Task description: Every line of the material is to be quoted verbatim, minus the pictures.

* * *

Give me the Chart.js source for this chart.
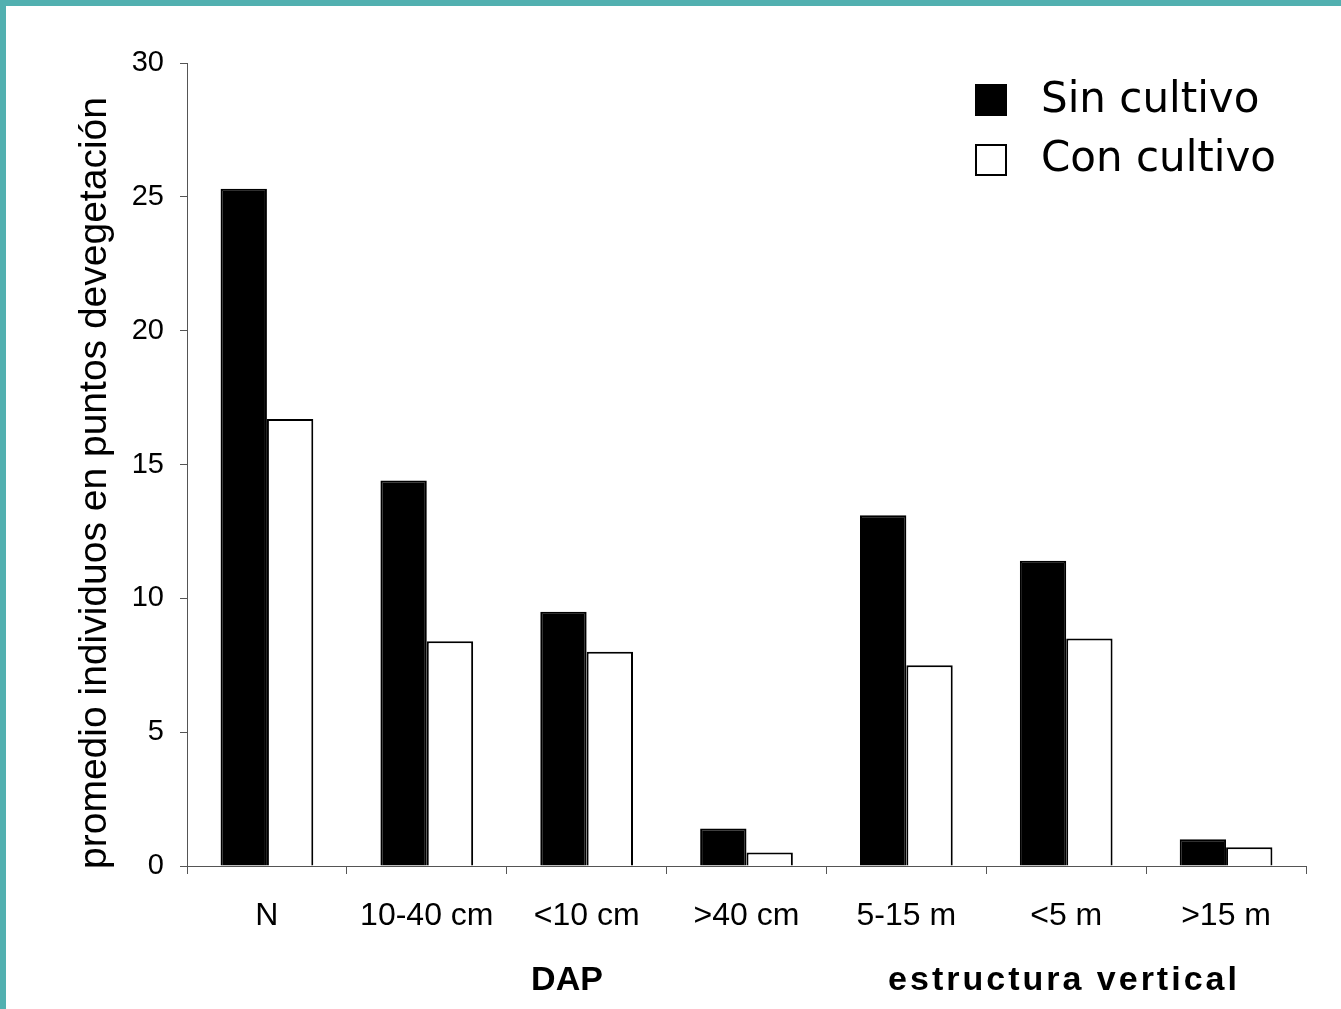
<!DOCTYPE html>
<html>
<head>
<meta charset="utf-8">
<script src="https://cdn.jsdelivr.net/npm/chart.js@4"></script>
<style>
  html, body { margin: 0; padding: 0; background: #fff; }
  #wrap { position: relative; width: 1341px; height: 1009px; }
</style>
</head>
<body>
<div id="wrap"><canvas id="c" width="1341" height="1009"></canvas></div>
<script>
const categories = ["N", "10-40 cm", "<10 cm", ">40 cm", "5-15 m", "<5 m", ">15 m"];
const sinCultivo = [25.3, 14.4, 9.5, 1.4, 13.1, 11.4, 1.0];
const conCultivo = [16.7, 8.4, 8.0, 0.5, 7.5, 8.5, 0.7];
const seriesNames = ["Sin cultivo", "Con cultivo"];
const yTicks = [0, 5, 10, 15, 20, 25, 30];
const yTitle = "promedio individuos en puntos devegetación";
const groupLabels = ["DAP", "estructura vertical"];

const FONT = "'Liberation Sans', Arial, sans-serif";

const framePlugin = {
  id: 'frame',
  beforeDraw(chart) {
    const ctx = chart.ctx;
    ctx.save();
    ctx.fillStyle = '#ffffff';
    ctx.fillRect(0, 0, chart.width, chart.height);
    ctx.fillStyle = '#52b0b0';
    ctx.fillRect(0, 0, chart.width, 6);
    ctx.fillRect(0, 0, 6, chart.height);
    ctx.restore();
  }
};

const textPlugin = {
  id: 'extraText',
  afterDraw(chart) {
    const ctx = chart.ctx;
    ctx.save();
    // y-axis title
    ctx.fillStyle = '#000';
    ctx.font = "39px " + FONT;
    ctx.textAlign = 'center';
    ctx.textBaseline = 'alphabetic';
    ctx.translate(106, 483);
    ctx.rotate(-Math.PI / 2);
    ctx.fillText(yTitle, 0, 0);
    ctx.restore();

    // group labels
    ctx.save();
    ctx.fillStyle = '#000';
    ctx.font = "bold 34px " + FONT;
    ctx.textAlign = 'center';
    ctx.textBaseline = 'alphabetic';
    ctx.fillText(groupLabels[0], 567, 990);
    ctx.letterSpacing = '3px';
    ctx.fillText(groupLabels[1], 1064, 990);
    ctx.restore();

    // legend
    ctx.save();
    const ds = chart.data.datasets;
    const boxTops = [84, 144];
    const baselines = [112, 171];
    ds.forEach((d, i) => {
      ctx.fillStyle = d.backgroundColor;
      ctx.fillRect(975, boxTops[i], 32, 32);
      ctx.strokeStyle = '#000';
      ctx.lineWidth = 2;
      ctx.strokeRect(976, boxTops[i] + 1, 30, 30);
      ctx.fillStyle = '#000';
      ctx.font = "42px 'DejaVu Sans', sans-serif";
      ctx.textAlign = 'left';
      ctx.textBaseline = 'alphabetic';
      ctx.fillText(d.label, 1041, baselines[i]);
    });
    ctx.restore();
  }
};

new Chart(document.getElementById('c'), {
  type: 'bar',
  data: {
    labels: categories,
    datasets: [
      { label: seriesNames[0], data: sinCultivo, backgroundColor: '#000000', borderColor: '#000000', borderWidth: 2 },
      { label: seriesNames[1], data: conCultivo, backgroundColor: '#ffffff', borderColor: '#000000', borderWidth: 2 }
    ]
  },
  options: {
    responsive: false,
    animation: false,
    devicePixelRatio: 1,
    layout: { padding: { left: 0, top: 63, right: 35, bottom: 0 } },
    datasets: { bar: { categoryPercentage: 0.58, barPercentage: 1.0 } },
    plugins: { legend: { display: false }, tooltip: { enabled: false } },
    scales: {
      x: {
        afterFit(s) { s.height = 143; },
        grid: { display: true, drawOnChartArea: false, drawTicks: true, tickLength: 8, color: '#555', offset: true },
        border: { display: true, color: '#555', width: 1 },
        ticks: { color: '#000', font: { family: FONT, size: 32 }, padding: 23, maxRotation: 0, autoSkip: false }
      },
      y: {
        min: 0, max: 30,
        afterFit(s) { s.width = 187; },
        afterBuildTicks(s) { s.ticks = yTicks.map(v => ({ value: v })); },
        grid: { display: true, drawOnChartArea: false, drawTicks: true, tickLength: 7, color: '#555' },
        border: { display: true, color: '#555', width: 1 },
        ticks: { color: '#000', font: { family: FONT, size: 29 }, padding: 16 }
      }
    }
  },
  plugins: [framePlugin, textPlugin]
});
</script>
</body>
</html>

* * *

Complete output:
Give me the Chart.js source for this chart.
<!DOCTYPE html>
<html>
<head>
<meta charset="utf-8">
<script src="https://cdn.jsdelivr.net/npm/chart.js@4"></script>
<style>
  html, body { margin: 0; padding: 0; background: #fff; }
  #wrap { position: relative; width: 1341px; height: 1009px; }
</style>
</head>
<body>
<div id="wrap"><canvas id="c" width="1341" height="1009"></canvas></div>
<script>
const categories = ["N", "10-40 cm", "<10 cm", ">40 cm", "5-15 m", "<5 m", ">15 m"];
const sinCultivo = [25.3, 14.4, 9.5, 1.4, 13.1, 11.4, 1.0];
const conCultivo = [16.7, 8.4, 8.0, 0.5, 7.5, 8.5, 0.7];
const seriesNames = ["Sin cultivo", "Con cultivo"];
const yTicks = [0, 5, 10, 15, 20, 25, 30];
const yTitle = "promedio individuos en puntos devegetación";
const groupLabels = ["DAP", "estructura vertical"];

const FONT = "'Liberation Sans', Arial, sans-serif";

const framePlugin = {
  id: 'frame',
  beforeDraw(chart) {
    const ctx = chart.ctx;
    ctx.save();
    ctx.fillStyle = '#ffffff';
    ctx.fillRect(0, 0, chart.width, chart.height);
    ctx.fillStyle = '#52b0b0';
    ctx.fillRect(0, 0, chart.width, 6);
    ctx.fillRect(0, 0, 6, chart.height);
    ctx.restore();
  }
};

const textPlugin = {
  id: 'extraText',
  afterDraw(chart) {
    const ctx = chart.ctx;
    ctx.save();
    // y-axis title
    ctx.fillStyle = '#000';
    ctx.font = "39px " + FONT;
    ctx.textAlign = 'center';
    ctx.textBaseline = 'alphabetic';
    ctx.translate(106, 483);
    ctx.rotate(-Math.PI / 2);
    ctx.fillText(yTitle, 0, 0);
    ctx.restore();

    // group labels
    ctx.save();
    ctx.fillStyle = '#000';
    ctx.font = "bold 34px " + FONT;
    ctx.textAlign = 'center';
    ctx.textBaseline = 'alphabetic';
    ctx.fillText(groupLabels[0], 567, 990);
    ctx.letterSpacing = '3px';
    ctx.fillText(groupLabels[1], 1064, 990);
    ctx.restore();

    // legend
    ctx.save();
    const ds = chart.data.datasets;
    const boxTops = [84, 144];
    const baselines = [112, 171];
    ds.forEach((d, i) => {
      ctx.fillStyle = d.backgroundColor;
      ctx.fillRect(975, boxTops[i], 32, 32);
      ctx.strokeStyle = '#000';
      ctx.lineWidth = 2;
      ctx.strokeRect(976, boxTops[i] + 1, 30, 30);
      ctx.fillStyle = '#000';
      ctx.font = "42px 'DejaVu Sans', sans-serif";
      ctx.textAlign = 'left';
      ctx.textBaseline = 'alphabetic';
      ctx.fillText(d.label, 1041, baselines[i]);
    });
    ctx.restore();
  }
};

new Chart(document.getElementById('c'), {
  type: 'bar',
  data: {
    labels: categories,
    datasets: [
      { label: seriesNames[0], data: sinCultivo, backgroundColor: '#000000', borderColor: '#000000', borderWidth: 2 },
      { label: seriesNames[1], data: conCultivo, backgroundColor: '#ffffff', borderColor: '#000000', borderWidth: 2 }
    ]
  },
  options: {
    responsive: false,
    animation: false,
    devicePixelRatio: 1,
    layout: { padding: { left: 0, top: 63, right: 35, bottom: 0 } },
    datasets: { bar: { categoryPercentage: 0.58, barPercentage: 1.0 } },
    plugins: { legend: { display: false }, tooltip: { enabled: false } },
    scales: {
      x: {
        afterFit(s) { s.height = 143; },
        grid: { display: true, drawOnChartArea: false, drawTicks: true, tickLength: 8, color: '#555', offset: true },
        border: { display: true, color: '#555', width: 1 },
        ticks: { color: '#000', font: { family: FONT, size: 32 }, padding: 23, maxRotation: 0, autoSkip: false }
      },
      y: {
        min: 0, max: 30,
        afterFit(s) { s.width = 187; },
        afterBuildTicks(s) { s.ticks = yTicks.map(v => ({ value: v })); },
        grid: { display: true, drawOnChartArea: false, drawTicks: true, tickLength: 7, color: '#555' },
        border: { display: true, color: '#555', width: 1 },
        ticks: { color: '#000', font: { family: FONT, size: 29 }, padding: 16 }
      }
    }
  },
  plugins: [framePlugin, textPlugin]
});
</script>
</body>
</html>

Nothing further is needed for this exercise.